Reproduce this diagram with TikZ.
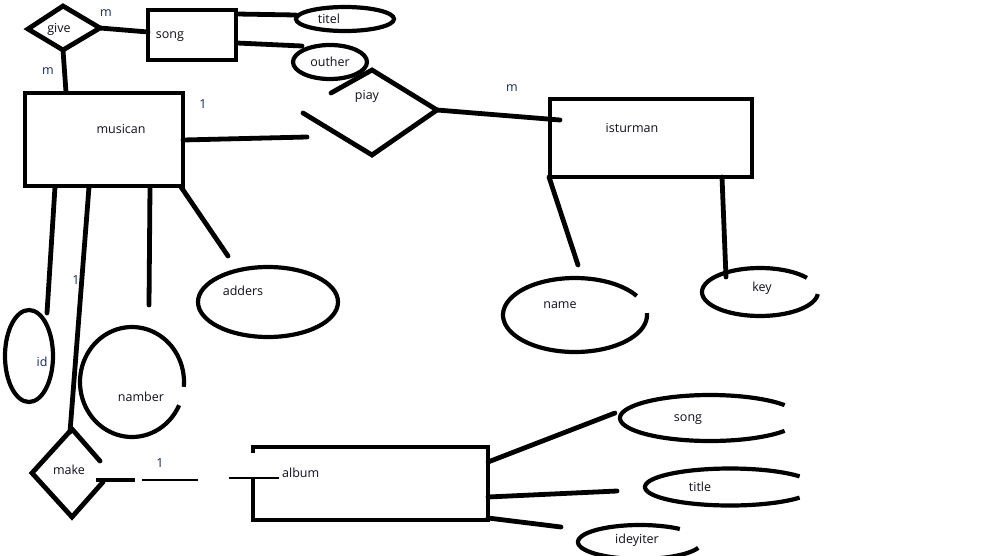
\documentclass[tikz,border=0pt]{standalone}
\usepackage{fontspec}
\setmainfont{Open Sans}
\definecolor{cardblue}{RGB}{20,40,90}
\definecolor{labelc}{RGB}{15,15,25}
\begin{document}
\begin{tikzpicture}[x=1pt,y=-1pt,
  ln/.style={line width=4.8pt, line cap=round, line join=miter},
  eln/.style={line width=4.2pt, line cap=butt},
  thin/.style={line width=1.2pt},
  lbl/.style={font=\fontsize{12.5}{15}\selectfont, text=labelc, inner sep=0pt},
  card/.style={font=\fontsize{12.5}{15}\selectfont, text=cardblue, inner sep=0pt}]
\useasboundingbox (0,0) rectangle (999,555);
\fill[white] (0,0) rectangle (999,555);

% ---------- entities ----------
\draw[ln] (25,93) rectangle (183,186);
\draw[ln] (148,10) rectangle (236,60);
\draw[ln] (550,99) rectangle (752,177);
\draw[ln, line cap=butt] (253,453) -- (253,447) -- (488,447) -- (488,520) -- (253,520) -- (253,478);

% ---------- relationships ----------
\draw[ln] (28,29) -- (63,6) -- (100,28) -- (63,50) -- cycle;
\draw[ln] (331,93) -- (372,70) -- (437,110) -- (372,155) -- (303,113);
\draw[ln] (100,461) -- (72,429) -- (32,473) -- (72,517) -- (103,482);

% ---------- attributes ----------
\draw[eln] (345,19) ellipse [x radius=49pt, y radius=12pt];
\draw[eln] (330,62) ellipse [x radius=37pt, y radius=17pt];
\draw[eln] (268,302) ellipse [x radius=70pt, y radius=35pt];
\draw[eln] (29,356) ellipse [x radius=24pt, y radius=46pt];
\draw[eln] plot[domain=25:365, samples=80, smooth] ({132+52*cos(\x)},{382+55*sin(\x)});
\draw[eln] plot[domain=-3:329, samples=80, smooth] ({575+72*cos(\x)},{315+37*sin(\x)});
\draw[eln] plot[domain=5:324, samples=80, smooth] ({760+58*cos(\x)},{292+24*sin(\x)});
\draw[eln] plot[domain=34:326, samples=80, smooth] ({710+90*cos(\x)},{418+23*sin(\x)});
\draw[eln] plot[domain=35:325, samples=80, smooth] ({730+85*cos(\x)},{487+18.5*sin(\x)});
\draw[eln] plot[domain=20:310, samples=80, smooth] ({640+62*cos(\x)},{542+17*sin(\x)});

% ---------- connector end points ----------
\coordinate (giveR) at (100,28);   \coordinate (songL) at (148,32);
\coordinate (giveB) at (63,50);    \coordinate (musT) at (66,92);
\coordinate (songR1) at (237,14);  \coordinate (titelL) at (296,15);
\coordinate (songR2) at (237,43);  \coordinate (outherL) at (302,46);
\coordinate (musR) at (183,140);   \coordinate (piayL) at (307,137);
\coordinate (piayR) at (437,110);  \coordinate (istL) at (560,120);
\coordinate (musB1) at (55,187);   \coordinate (idT) at (47,313);
\coordinate (musB2) at (89,187);   \coordinate (makeT) at (70,432);
\coordinate (musB3) at (150,187);  \coordinate (nambT) at (149,305);
\coordinate (musB4) at (181,187);  \coordinate (addT) at (228,256);
\coordinate (istB1) at (549,177);  \coordinate (nameT) at (578,265);
\coordinate (istB2) at (722,177);  \coordinate (keyT) at (726,277);
\coordinate (albR1) at (488,462);  \coordinate (songE) at (615,413);
\coordinate (albR2) at (488,497);  \coordinate (titleE) at (617,491);
\coordinate (albR3) at (488,518);  \coordinate (ideE) at (561,527);
\coordinate (makeR) at (96,480);   \coordinate (m1) at (135,480);
\coordinate (m2) at (142,480);     \coordinate (m3) at (198,480);
\coordinate (m4) at (229,478);     \coordinate (albL) at (279,478);

% ---------- connectors ----------
\draw[ln] (giveR) -- (songL);
\draw[ln] (giveB) -- (musT);
\draw[ln] (songR1) -- (titelL);
\draw[ln] (songR2) -- (outherL);
\draw[ln] (musR) -- (piayL);
\draw[ln] (piayR) -- (istL);
\draw[ln] (musB1) -- (idT);
\draw[ln] (musB2) -- (makeT);
\draw[ln] (musB3) -- (nambT);
\draw[ln] (musB4) -- (addT);
\draw[ln] (istB1) -- (nameT);
\draw[ln] (istB2) -- (keyT);
\draw[ln] (albR1) -- (songE);
\draw[ln] (albR2) -- (titleE);
\draw[ln] (albR3) -- (ideE);
\draw[line width=4.6pt] (makeR) -- (m1);
\draw[thin] (m2) -- (m3);
\draw[thin] (m4) -- (albL);

% ---------- labels ----------
\node[lbl] (tgive) at (59,29) {give};
\node[lbl] (tsong) at (170,37) {song};
\node[lbl] (ttitel) at (329,19) {titel};
\node[lbl] (touther) at (330,62) {outher};
\node[lbl] (tpiay) at (367,96) {piay};
\node[lbl] (tmus) at (121,129) {musican};
\node[lbl] (tist) at (632,128) {isturman};
\node[lbl] (tadd) at (243,291) {adders};
\node[lbl] (tname) at (560,305) {name};
\node[lbl] (tkey) at (762,288) {key};
\node[card] (tid) at (42,362) {id};
\node[lbl] (tnamb) at (141,397) {namber};
\node[lbl] (tmake) at (69,470) {make};
\node[lbl, anchor=west] (talb) at (282,473) {album};
\node[lbl] (tsong2) at (688,420) {song};
\node[lbl] (ttitle) at (700,487) {title};
\node[lbl] (tide) at (637,540) {ideyiter};

\node[card] (c1) at (106,13) {m};
\node[card] (c2) at (48,71) {m};
\node[card] (c3) at (203,104) {1};
\node[card] (c4) at (512,88) {m};
\node[card] (c5) at (76,280) {1};
\node[card] (c6) at (160,463) {1};
\end{tikzpicture}
\end{document}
────────────────────
Given exercise »
Repeat the data exactly, excluding the pictures.

Exercise solution »
Reproduce this diagram with TikZ.
\documentclass[tikz,border=0pt]{standalone}
\usepackage{fontspec}
\setmainfont{Open Sans}
\definecolor{cardblue}{RGB}{20,40,90}
\definecolor{labelc}{RGB}{15,15,25}
\begin{document}
\begin{tikzpicture}[x=1pt,y=-1pt,
  ln/.style={line width=4.8pt, line cap=round, line join=miter},
  eln/.style={line width=4.2pt, line cap=butt},
  thin/.style={line width=1.2pt},
  lbl/.style={font=\fontsize{12.5}{15}\selectfont, text=labelc, inner sep=0pt},
  card/.style={font=\fontsize{12.5}{15}\selectfont, text=cardblue, inner sep=0pt}]
\useasboundingbox (0,0) rectangle (999,555);
\fill[white] (0,0) rectangle (999,555);

% ---------- entities ----------
\draw[ln] (25,93) rectangle (183,186);
\draw[ln] (148,10) rectangle (236,60);
\draw[ln] (550,99) rectangle (752,177);
\draw[ln, line cap=butt] (253,453) -- (253,447) -- (488,447) -- (488,520) -- (253,520) -- (253,478);

% ---------- relationships ----------
\draw[ln] (28,29) -- (63,6) -- (100,28) -- (63,50) -- cycle;
\draw[ln] (331,93) -- (372,70) -- (437,110) -- (372,155) -- (303,113);
\draw[ln] (100,461) -- (72,429) -- (32,473) -- (72,517) -- (103,482);

% ---------- attributes ----------
\draw[eln] (345,19) ellipse [x radius=49pt, y radius=12pt];
\draw[eln] (330,62) ellipse [x radius=37pt, y radius=17pt];
\draw[eln] (268,302) ellipse [x radius=70pt, y radius=35pt];
\draw[eln] (29,356) ellipse [x radius=24pt, y radius=46pt];
\draw[eln] plot[domain=25:365, samples=80, smooth] ({132+52*cos(\x)},{382+55*sin(\x)});
\draw[eln] plot[domain=-3:329, samples=80, smooth] ({575+72*cos(\x)},{315+37*sin(\x)});
\draw[eln] plot[domain=5:324, samples=80, smooth] ({760+58*cos(\x)},{292+24*sin(\x)});
\draw[eln] plot[domain=34:326, samples=80, smooth] ({710+90*cos(\x)},{418+23*sin(\x)});
\draw[eln] plot[domain=35:325, samples=80, smooth] ({730+85*cos(\x)},{487+18.5*sin(\x)});
\draw[eln] plot[domain=20:310, samples=80, smooth] ({640+62*cos(\x)},{542+17*sin(\x)});

% ---------- connector end points ----------
\coordinate (giveR) at (100,28);   \coordinate (songL) at (148,32);
\coordinate (giveB) at (63,50);    \coordinate (musT) at (66,92);
\coordinate (songR1) at (237,14);  \coordinate (titelL) at (296,15);
\coordinate (songR2) at (237,43);  \coordinate (outherL) at (302,46);
\coordinate (musR) at (183,140);   \coordinate (piayL) at (307,137);
\coordinate (piayR) at (437,110);  \coordinate (istL) at (560,120);
\coordinate (musB1) at (55,187);   \coordinate (idT) at (47,313);
\coordinate (musB2) at (89,187);   \coordinate (makeT) at (70,432);
\coordinate (musB3) at (150,187);  \coordinate (nambT) at (149,305);
\coordinate (musB4) at (181,187);  \coordinate (addT) at (228,256);
\coordinate (istB1) at (549,177);  \coordinate (nameT) at (578,265);
\coordinate (istB2) at (722,177);  \coordinate (keyT) at (726,277);
\coordinate (albR1) at (488,462);  \coordinate (songE) at (615,413);
\coordinate (albR2) at (488,497);  \coordinate (titleE) at (617,491);
\coordinate (albR3) at (488,518);  \coordinate (ideE) at (561,527);
\coordinate (makeR) at (96,480);   \coordinate (m1) at (135,480);
\coordinate (m2) at (142,480);     \coordinate (m3) at (198,480);
\coordinate (m4) at (229,478);     \coordinate (albL) at (279,478);

% ---------- connectors ----------
\draw[ln] (giveR) -- (songL);
\draw[ln] (giveB) -- (musT);
\draw[ln] (songR1) -- (titelL);
\draw[ln] (songR2) -- (outherL);
\draw[ln] (musR) -- (piayL);
\draw[ln] (piayR) -- (istL);
\draw[ln] (musB1) -- (idT);
\draw[ln] (musB2) -- (makeT);
\draw[ln] (musB3) -- (nambT);
\draw[ln] (musB4) -- (addT);
\draw[ln] (istB1) -- (nameT);
\draw[ln] (istB2) -- (keyT);
\draw[ln] (albR1) -- (songE);
\draw[ln] (albR2) -- (titleE);
\draw[ln] (albR3) -- (ideE);
\draw[line width=4.6pt] (makeR) -- (m1);
\draw[thin] (m2) -- (m3);
\draw[thin] (m4) -- (albL);

% ---------- labels ----------
\node[lbl] (tgive) at (59,29) {give};
\node[lbl] (tsong) at (170,37) {song};
\node[lbl] (ttitel) at (329,19) {titel};
\node[lbl] (touther) at (330,62) {outher};
\node[lbl] (tpiay) at (367,96) {piay};
\node[lbl] (tmus) at (121,129) {musican};
\node[lbl] (tist) at (632,128) {isturman};
\node[lbl] (tadd) at (243,291) {adders};
\node[lbl] (tname) at (560,305) {name};
\node[lbl] (tkey) at (762,288) {key};
\node[card] (tid) at (42,362) {id};
\node[lbl] (tnamb) at (141,397) {namber};
\node[lbl] (tmake) at (69,470) {make};
\node[lbl, anchor=west] (talb) at (282,473) {album};
\node[lbl] (tsong2) at (688,420) {song};
\node[lbl] (ttitle) at (700,487) {title};
\node[lbl] (tide) at (637,540) {ideyiter};

\node[card] (c1) at (106,13) {m};
\node[card] (c2) at (48,71) {m};
\node[card] (c3) at (203,104) {1};
\node[card] (c4) at (512,88) {m};
\node[card] (c5) at (76,280) {1};
\node[card] (c6) at (160,463) {1};
\end{tikzpicture}
\end{document}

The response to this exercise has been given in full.